Accepting Feedback

Accepting Feedback in the Workplace

posted in: Career Advancement | 0

Accepting feedback is a skill that everyone in the workforce should learn to do well. Humans are emotional by nature, and when our skills and abilities are criticized, we tend to get a bit defensive. But, there is always room for you to develop our skills and improve your abilities. Whether its feedback coming from your co-workers or your managers, it is important to learn how to accept and respond to feedback.

Negative Criticism in the Workplace

First let’s talk about criticism and feedback in the workplace. Have you ever experienced a situation where you received negative criticism? How did you feel? How did you react? Did you want to defend yourself?

Often when we hear something negative about our work or our abilities we are taken aback. It is okay to be emotional. It is also okay for your initial reaction to be defensive when someone gives you feedback that you do not like. But, instead of receiving negative criticism and feeling bad about it – let’s turn it into a positive.

Negative criticism should be viewed as a tool; a tool that you should use to your advantage. It is an opportunity for you to make a better version of yourself; giving you the chance to improve your skills and your abilities. Criticism allows you to reflect on your work and it highlights potential weaknesses. It shows you exactly what you need to work on so you can do better in the future.

Accepting Feedback

Acknowledge and Clarify

So you just received feedback in the workplace, what’s next? Was the feedback good or bad? If it was good – congratulations you’re doing an excellent job!

If it was bad – don’t worry.

When you first receive feedback (either good or bad) the first step is to acknowledge the feedback. Thank the person giving you feedback for taking the time out of their day to express their thoughts.

If the feedback was negative, the next thing you should do is ask for clarification and even examples. When it comes to negative feedback, it’s best to know every detail so you can analyze and improve later.

For example, if your co-worker said they didn’t like your presentation. Ask specifically what they didn’t like about it: was it the presentation slides, was it how you presented, was it your body language, was it boring? You need to learn these details for you to be better at future presentations. If you just say, “thanks for the feedback”, how are you going to know what to improve on?

Understanding the reasons for the feedback is important to your future growth and development.

Action Plan

After getting more information about your feedback. The next step is creating an action plan. Find and identify ways that will help you grow and become better at what you are being criticized on.

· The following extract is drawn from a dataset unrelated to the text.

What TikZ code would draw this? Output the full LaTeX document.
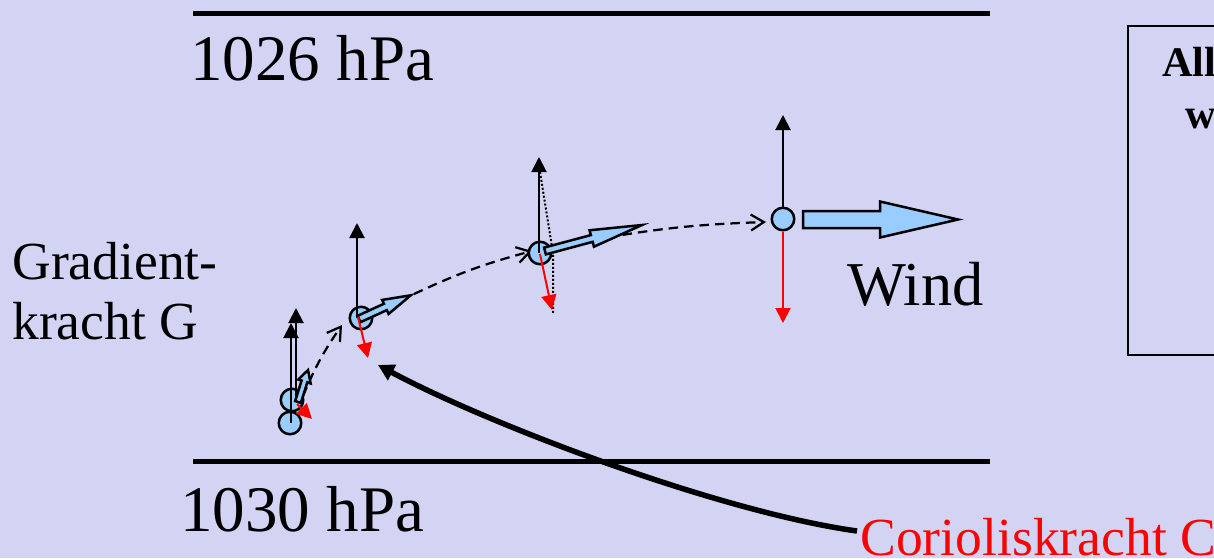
\documentclass[tikz,border=0pt]{standalone}
\usepackage{fontspec}
\setmainfont{Liberation Serif}
\usetikzlibrary{arrows.meta}
\definecolor{bgcol}{RGB}{211,211,243}
\definecolor{parcelblue}{RGB}{153,204,255}
\newcommand{\fatarr}[7]{%
  \draw[fatarrow,shift={(#1,#2)},rotate=#3]
    (0,-#5) -- (#4-#7,-#5) -- (#4-#7,-#6) -- (#4,0) -- (#4-#7,#6) -- (#4-#7,#5) -- (0,#5) -- cycle;}
\tikzset{
  parcel/.style={circle,draw=black,fill=parcelblue,line width=0.05cm,minimum size=0.45cm,inner sep=0pt},
  gforce/.style={draw=black,line width=0.04cm,-{Triangle[length=0.3cm,width=0.3cm]}},
  cforce/.style={draw=red,line width=0.04cm,-{Triangle[length=0.3cm,width=0.3cm]}},
  fatarrow/.style={draw=black,fill=parcelblue,line width=0.05cm,line join=miter},
  pathline/.style={draw=black,line width=0.045cm,dash pattern=on 0.19cm off 0.12cm,-{Straight Barb[length=0.26cm,width=0.32cm,line width=0.045cm]}},
  isobar/.style={draw=black,line width=0.1cm},
  lblbig/.style={inner sep=0pt,anchor=base west,font=\fontsize{37}{40}\selectfont},
  lblmid/.style={inner sep=0pt,anchor=base west,font=\fontsize{30.5}{34}\selectfont},
  lblbold/.style={inner sep=0pt,anchor=base west,font=\fontsize{24}{28}\selectfont\bfseries},
}
\begin{document}
\begin{tikzpicture}[x=0.02cm,y=-0.02cm]
\useasboundingbox (0,0) rectangle (1214,558);
\clip (0,0) rectangle (1214,558);
\fill[bgcol] (0,0) rectangle (1214,558);

% isobars
\draw[isobar] (193,13) -- (990,13);
\draw[isobar] (193,461) -- (990,461);

% labels
\node[lblbig] (t1026) at (190,80) {1026 hPa};
\node[lblbig] (t1030) at (180,531) {1030 hPa};
\node[lblmid] (grad1) at (12,279) {Gradient-};
\node[lblmid] (grad2) at (12,339) {kracht G};
\node[inner sep=0pt,anchor=base west,font=\fontsize{35.5}{40}\selectfont] (wind) at (847,305) {Wind};
\node[lblmid,text=red] (cor) at (860,555) {Corioliskracht C};

% box
\draw[line width=0.04cm] (1128,26) rectangle (1250,355);
\node[lblbold] (all) at (1162,76) {All};
\node[lblbold] (w) at (1185,128) {w};

% coordinates of the path
\coordinate (d1s) at (303,396);
\coordinate (d1e) at (342,325);
\coordinate (d2s) at (414,294);
\coordinate (d2e) at (532,251);
\coordinate (d3s) at (592,240);
\coordinate (d3e) at (766,222);

% dashed trajectory
\draw[pathline] (d1s) to[bend left=6] (d1e);
\draw[pathline] (d2s) to[bend left=5] (d2e);
\draw[pathline] (d3s) to[bend left=4] (d3e);

% parcels
\node[parcel] (p1a) at (290,423) {};
\node[parcel] (p1b) at (292,400) {};
\node[parcel] (p2) at (361,318) {};
\node[parcel] (p3) at (540,253) {};
\node[parcel] (p4) at (783,219) {};

% force tips
\coordinate (g1a) at (291,323);
\coordinate (g1b) at (296,308);
\coordinate (g2) at (357,223);
\coordinate (g3) at (539,157);
\coordinate (g4) at (783,115);
\coordinate (c1) at (312,419);
\coordinate (c2) at (368,358);
\coordinate (c3) at (552,310);
\coordinate (c4) at (783,323);

% gradient forces
\draw[gforce] (291,423) -- (g1a);
\draw[gforce] (296,400) -- (g1b);
\draw[gforce] (357,318) -- (g2);
\draw[gforce] (539,253) -- (g3);
\draw[gforce] (p4.north) -- (g4);

% resultant (dotted)
\draw[line width=0.04cm,dash pattern=on 0.04cm off 0.04cm] (540,172) -- (553,253) -- (553,313);

% wind arrows
\fatarr{298}{402}{72.6}{33.5}{3}{6.5}{12}
\fatarr{359}{319}{24.6}{57}{3.5}{7.7}{28}
\fatarr{545}{251}{15}{100.4}{3.5}{8.5}{52}
\fatarr{803}{219.5}{0}{155}{8.5}{18}{78}

% coriolis forces
\draw[cforce] (297,404) -- (c1);
\draw[cforce] (358,317) -- (c2);
\draw[cforce] (540,254) -- (c3);
\draw[cforce] (p4.south) -- (c4);

% coriolis pointer
\coordinate (cstart) at (857,531);
\coordinate (ctip) at (378,365);
\draw[line width=0.11cm,-{Triangle[length=0.32cm,width=0.34cm]}] (cstart) .. controls (720,512) and (490,425) .. (ctip);
\end{tikzpicture}
\end{document}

For example, if your co-worker made a negative comment on the presentation slides, you can start researching ways to improve your slides. In your research, you can lookup examples of professional presentation slides and templates, you can find guides on how to match different fonts and colors. You can dive deeper and find courses that can teach you how to create and design better presentation slides.

Once you have finished your research and have planned your course of action, you are ready to tackle the criticism that was given to you. By having an action plan, you have given yourself the opportunity to work on your weaknesses – lowering the chances of future criticism.

Understanding feedback and how to react to it is an essential skill in any workplace. When you learn how to utilize negative criticism as a tool for professional development, you are one step closer to becoming a better version of yourself.